# Perth Summer Open 2011



## TimMc (Dec 15, 2010)

Perth Summer Open 2011
*Date: *Sunday, Feb 6, 2011
*Time: *11:00am to 4:00pm
*Location: *The University of Western Australia
*City: *Perth, Australia
*Venue: *35 Stirling Highway, Crawley WA 6009

*Events:*

2x2 Cube
Rubik's Cube
Rubik's Cube: One-handed
4x4 Cube
5x5 Cube
Pyraminx
Rubik's Magic

Registration is FREE and available online!

So who'd like to compete? 

Tim.


----------



## Anthony (Dec 16, 2010)

WR predictions?
lol.


----------



## hic0057 (Dec 16, 2010)

Another Aussie comp. Maybe in a couple of years there might be a Tasmanian comp. 
Good job TimMc for planning to run another comp. Speed cubing in Australia wouldn't be the same without your contributes.


----------



## TimMc (Dec 16, 2010)

hic0057 said:


> Maybe in a couple of years there might be a Tasmanian comp.


 
It'd be great to see one down at UTAS. We could hold a WCA competition at Benalla too if there's enough competitors in the area that want to compete.

We just need competitors to come along. With decent sponsorship (to cover the cost of the venue, prizes and printing) it's possible to have free entry too. 

Tim.


----------



## TimMc (Dec 16, 2010)

Anthony said:


> WR predictions?
> lol.


 
Rubik's Magic 0.52 

Tim.


----------



## pappas (Dec 16, 2010)

Bit off topic but why would you hold a competition in Benalla?


----------



## MTGjumper (Dec 16, 2010)

Summer? You crazy Aussies.


----------



## Innocence (Dec 16, 2010)

hic0057 said:


> Another Aussie comp. Maybe in a couple of years there might be a Tasmanian comp.
> Good job TimMc for planning to run another comp. Speed cubing in Australia wouldn't be the same without your contributes.


 
I *really* do not want QLD to be the last state to have a comp. 

The problem is, everyone in my area is SO resistant to the concept of cubing. >.<


----------



## aronpm (Dec 16, 2010)

Innocence said:


> I *really* do not want QLD to be the last state to have a comp. <


 
For QLD to be last it would require South Australia to have a comp and I kinda doubt that will happen.

And if you changed that to 'state/territory' you've still got Northern Territory. I've never even heard of any NT cubers.
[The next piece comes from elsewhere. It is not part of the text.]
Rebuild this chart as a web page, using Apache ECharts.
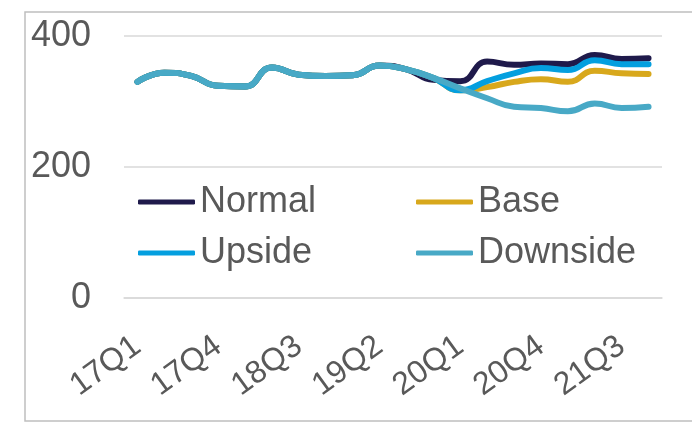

And if you specify 'WCA competition' as well as 'state/territory' you'll still have ACT.


----------



## Faz (Dec 17, 2010)

Anthony said:


> WR predictions?
> lol.



Nah, I don't think aronpm is going. (Neither am I btw)



PAPPAS!!15 said:


> Bit off topic but why would you hold a competition in Benalla?


Because they did the "World Record" of most people solving a cube at the same time.


----------



## Tim Major (Dec 17, 2010)

I hope to come, my Mum wants to visit a friend 
She won't let me come on my own


----------



## aronpm (Dec 17, 2010)

fazrulz said:


> Nah, I don't think aronpm is going. (Neither am I btw)


 
Yeah, I was totally going to get 2x2-5x5 WR sweep but I can't go.


----------



## clover (Dec 17, 2010)

what are the prizes in competition (usually)?


----------



## Faz (Dec 17, 2010)

clover said:


> what are the prizes in competition (usually)?


 
Certificates and stickers for our comps.


----------



## RCTACameron (Dec 17, 2010)

You'd probably get a certificate, possibly a set of stickers, and maybe a Rubik's trophy. Competitions aren't really about the prizes though, they're more about meeting other cubers and having fun competing.

Edit: Ninja'd.


----------



## TimMc (Dec 18, 2010)

Prizes will be V-CUBE products 5*5 to n*n and of course certificates.

Tim.


----------



## Tim Major (Dec 22, 2010)

See you guys there ^.^
I'll be selling everything on my site, except for DaYan GuHongs which I need to take down: http://kubaroo.weebly.com/
Should be awesome, would be even more awesome if we could have another round of 3x3 or Pyra


----------



## TimMc (Dec 26, 2010)

Tim Major said:


> See you guys there ^.^
> I'll be selling everything on my site, except for DaYan GuHongs which I need to take down: http://kubaroo.weebly.com/
> Should be awesome, would be even more awesome if we could have another round of 3x3 or Pyra


 
You might want to seek permission from The University of Western Australia and MindStrat before selling puzzles at this competition. Thread being hijacked >.<

Tim.


----------



## Tim Major (Dec 26, 2010)

TimMc said:


> You might want to seek permission from The University of Western Australia and MindStrat before selling puzzles at this competition. Thread being hijacked >.<
> 
> Tim.


 
Yeah, sorry I'm just used to Melbourne comps I suppose. I'll contact them when I go on the computer tonight.[on phone right now.]


----------